Search the data below for the string "this". Extract every line that contains it.

Provided material ->

-.-.-

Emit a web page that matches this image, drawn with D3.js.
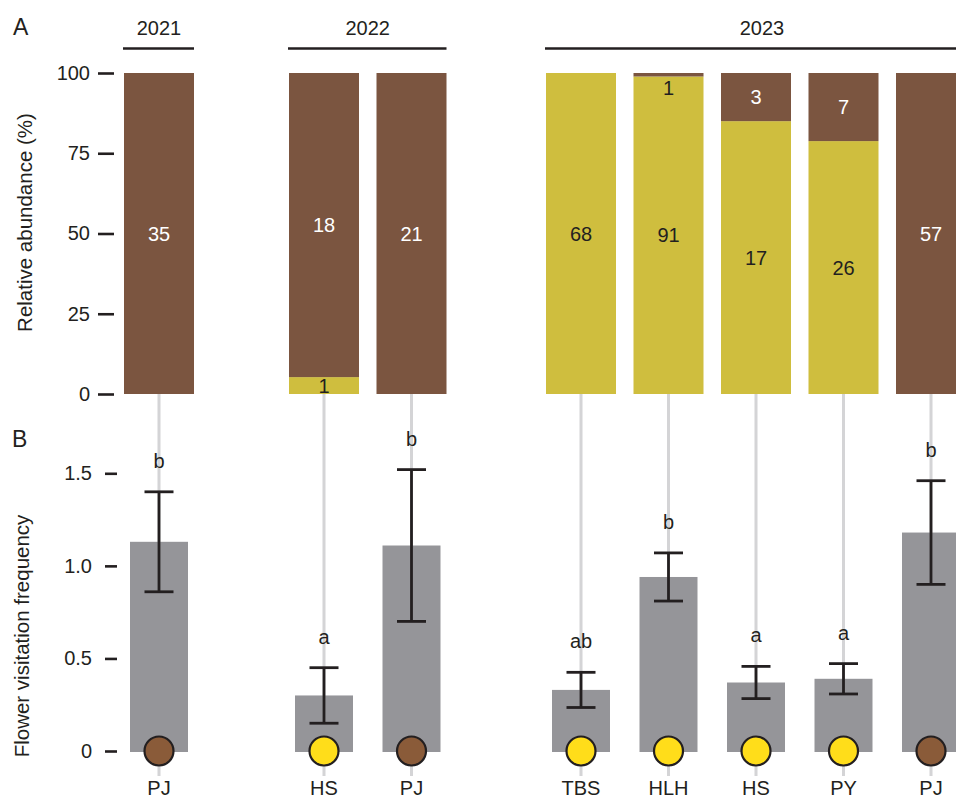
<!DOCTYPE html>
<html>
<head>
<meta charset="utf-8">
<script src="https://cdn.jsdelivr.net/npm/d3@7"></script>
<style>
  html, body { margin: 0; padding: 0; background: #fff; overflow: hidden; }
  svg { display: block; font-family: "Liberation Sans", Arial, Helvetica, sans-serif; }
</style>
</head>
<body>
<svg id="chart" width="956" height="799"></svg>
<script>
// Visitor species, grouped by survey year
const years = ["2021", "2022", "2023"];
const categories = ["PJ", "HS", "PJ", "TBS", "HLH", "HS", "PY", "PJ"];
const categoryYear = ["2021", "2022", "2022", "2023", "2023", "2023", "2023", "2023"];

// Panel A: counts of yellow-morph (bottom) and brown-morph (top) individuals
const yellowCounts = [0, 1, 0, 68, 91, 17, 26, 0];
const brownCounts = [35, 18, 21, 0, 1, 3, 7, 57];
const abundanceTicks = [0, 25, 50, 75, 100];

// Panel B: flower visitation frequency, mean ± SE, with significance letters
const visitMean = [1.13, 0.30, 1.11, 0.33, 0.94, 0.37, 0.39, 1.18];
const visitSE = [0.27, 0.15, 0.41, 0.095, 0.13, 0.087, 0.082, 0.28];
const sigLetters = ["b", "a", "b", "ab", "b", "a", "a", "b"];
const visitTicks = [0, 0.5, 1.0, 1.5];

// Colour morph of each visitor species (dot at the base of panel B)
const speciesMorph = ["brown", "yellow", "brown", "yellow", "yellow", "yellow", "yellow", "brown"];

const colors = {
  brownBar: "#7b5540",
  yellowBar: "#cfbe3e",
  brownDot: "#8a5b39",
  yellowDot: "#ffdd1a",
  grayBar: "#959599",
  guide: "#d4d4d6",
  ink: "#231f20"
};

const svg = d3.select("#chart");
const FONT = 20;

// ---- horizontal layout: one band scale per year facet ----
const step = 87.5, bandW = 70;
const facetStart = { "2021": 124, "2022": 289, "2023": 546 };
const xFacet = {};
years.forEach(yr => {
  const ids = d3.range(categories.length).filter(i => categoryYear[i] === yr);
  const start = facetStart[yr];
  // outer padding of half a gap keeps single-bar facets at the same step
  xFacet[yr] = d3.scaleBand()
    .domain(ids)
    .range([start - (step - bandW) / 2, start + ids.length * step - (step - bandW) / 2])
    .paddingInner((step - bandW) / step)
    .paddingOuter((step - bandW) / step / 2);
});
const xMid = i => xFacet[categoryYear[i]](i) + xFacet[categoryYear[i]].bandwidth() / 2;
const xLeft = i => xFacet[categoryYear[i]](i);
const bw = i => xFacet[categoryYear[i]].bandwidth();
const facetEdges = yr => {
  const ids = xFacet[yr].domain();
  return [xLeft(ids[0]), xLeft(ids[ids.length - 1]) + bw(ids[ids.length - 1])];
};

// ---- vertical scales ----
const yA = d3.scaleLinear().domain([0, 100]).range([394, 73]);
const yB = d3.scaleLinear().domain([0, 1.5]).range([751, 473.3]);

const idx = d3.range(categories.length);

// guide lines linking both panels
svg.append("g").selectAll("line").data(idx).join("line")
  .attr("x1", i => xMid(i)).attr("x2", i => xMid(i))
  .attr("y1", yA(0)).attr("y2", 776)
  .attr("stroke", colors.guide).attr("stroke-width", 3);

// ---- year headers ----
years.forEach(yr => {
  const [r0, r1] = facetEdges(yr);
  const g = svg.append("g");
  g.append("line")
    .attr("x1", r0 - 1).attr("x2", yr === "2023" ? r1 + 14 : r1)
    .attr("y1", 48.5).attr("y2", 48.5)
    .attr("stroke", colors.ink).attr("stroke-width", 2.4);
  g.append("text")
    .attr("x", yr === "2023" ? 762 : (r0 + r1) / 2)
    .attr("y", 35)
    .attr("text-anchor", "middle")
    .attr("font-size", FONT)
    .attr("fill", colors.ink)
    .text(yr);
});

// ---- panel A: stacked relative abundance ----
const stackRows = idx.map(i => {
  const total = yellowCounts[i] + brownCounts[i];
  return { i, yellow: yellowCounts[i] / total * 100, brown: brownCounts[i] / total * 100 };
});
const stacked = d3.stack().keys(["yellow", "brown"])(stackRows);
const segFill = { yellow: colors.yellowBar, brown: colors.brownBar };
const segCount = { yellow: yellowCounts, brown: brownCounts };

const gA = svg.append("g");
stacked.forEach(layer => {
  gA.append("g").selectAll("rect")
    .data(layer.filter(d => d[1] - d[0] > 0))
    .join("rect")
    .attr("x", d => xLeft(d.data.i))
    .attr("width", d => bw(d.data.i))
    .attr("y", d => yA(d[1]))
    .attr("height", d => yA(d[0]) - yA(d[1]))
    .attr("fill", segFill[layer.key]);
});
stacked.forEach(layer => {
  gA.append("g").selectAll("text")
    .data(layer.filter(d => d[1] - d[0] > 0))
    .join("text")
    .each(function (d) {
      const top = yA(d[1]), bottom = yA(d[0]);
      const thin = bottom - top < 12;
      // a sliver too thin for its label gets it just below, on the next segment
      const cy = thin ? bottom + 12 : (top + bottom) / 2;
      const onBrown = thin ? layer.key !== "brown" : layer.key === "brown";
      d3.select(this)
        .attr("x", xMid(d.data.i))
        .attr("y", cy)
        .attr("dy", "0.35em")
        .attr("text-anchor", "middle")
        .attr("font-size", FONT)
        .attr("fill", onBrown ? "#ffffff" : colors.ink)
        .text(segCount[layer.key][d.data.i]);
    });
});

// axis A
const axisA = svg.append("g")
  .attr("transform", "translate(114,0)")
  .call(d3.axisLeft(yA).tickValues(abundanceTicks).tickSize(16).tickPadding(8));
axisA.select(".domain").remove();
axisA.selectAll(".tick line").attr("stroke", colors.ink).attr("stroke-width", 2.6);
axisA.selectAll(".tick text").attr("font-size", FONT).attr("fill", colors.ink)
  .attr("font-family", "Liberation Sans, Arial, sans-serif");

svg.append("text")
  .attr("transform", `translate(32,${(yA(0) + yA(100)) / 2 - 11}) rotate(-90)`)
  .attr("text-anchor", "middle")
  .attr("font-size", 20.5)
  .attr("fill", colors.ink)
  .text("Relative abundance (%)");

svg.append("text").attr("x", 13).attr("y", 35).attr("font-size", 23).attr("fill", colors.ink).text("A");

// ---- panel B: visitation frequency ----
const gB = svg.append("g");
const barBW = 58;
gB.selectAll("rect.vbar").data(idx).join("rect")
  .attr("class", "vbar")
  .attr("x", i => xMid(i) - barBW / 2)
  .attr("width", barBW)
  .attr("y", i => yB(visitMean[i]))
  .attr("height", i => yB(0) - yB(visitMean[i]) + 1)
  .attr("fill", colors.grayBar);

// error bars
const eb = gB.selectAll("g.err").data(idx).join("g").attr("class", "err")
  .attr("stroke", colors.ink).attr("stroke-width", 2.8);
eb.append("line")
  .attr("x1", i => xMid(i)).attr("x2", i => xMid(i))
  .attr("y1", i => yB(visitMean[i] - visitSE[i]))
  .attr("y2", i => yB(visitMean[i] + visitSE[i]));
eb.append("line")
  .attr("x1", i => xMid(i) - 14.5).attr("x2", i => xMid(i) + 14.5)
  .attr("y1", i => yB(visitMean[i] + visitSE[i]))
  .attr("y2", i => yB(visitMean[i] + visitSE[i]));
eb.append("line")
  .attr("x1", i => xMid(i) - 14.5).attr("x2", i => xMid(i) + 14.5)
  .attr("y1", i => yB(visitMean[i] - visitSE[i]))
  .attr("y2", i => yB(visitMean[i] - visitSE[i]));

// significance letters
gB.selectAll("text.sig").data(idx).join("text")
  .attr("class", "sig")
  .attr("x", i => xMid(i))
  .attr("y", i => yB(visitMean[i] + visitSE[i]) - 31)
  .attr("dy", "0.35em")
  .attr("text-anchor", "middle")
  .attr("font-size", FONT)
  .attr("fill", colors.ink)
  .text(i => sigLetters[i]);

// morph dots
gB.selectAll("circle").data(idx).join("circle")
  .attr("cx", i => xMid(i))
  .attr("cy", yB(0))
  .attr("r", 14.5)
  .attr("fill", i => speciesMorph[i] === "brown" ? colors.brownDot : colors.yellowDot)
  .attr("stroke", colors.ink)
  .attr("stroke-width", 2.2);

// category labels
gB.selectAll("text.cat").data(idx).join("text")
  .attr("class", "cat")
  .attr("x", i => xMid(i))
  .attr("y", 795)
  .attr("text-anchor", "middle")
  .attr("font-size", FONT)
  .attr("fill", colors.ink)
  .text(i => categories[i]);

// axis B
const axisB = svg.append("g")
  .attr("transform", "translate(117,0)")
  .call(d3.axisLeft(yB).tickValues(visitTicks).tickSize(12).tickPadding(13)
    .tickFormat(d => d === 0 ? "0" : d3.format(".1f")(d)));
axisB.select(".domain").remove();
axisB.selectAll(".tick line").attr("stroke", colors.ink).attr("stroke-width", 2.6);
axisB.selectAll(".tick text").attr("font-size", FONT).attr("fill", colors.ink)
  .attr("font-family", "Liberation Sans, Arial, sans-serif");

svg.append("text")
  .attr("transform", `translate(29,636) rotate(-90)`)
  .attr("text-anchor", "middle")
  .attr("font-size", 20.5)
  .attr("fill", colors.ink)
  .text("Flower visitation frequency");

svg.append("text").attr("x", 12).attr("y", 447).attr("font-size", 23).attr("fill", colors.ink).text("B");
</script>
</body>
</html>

-.-.-

Answer to the task ->
Emit a web page that matches this image, drawn with D3.js.
      d3.select(this)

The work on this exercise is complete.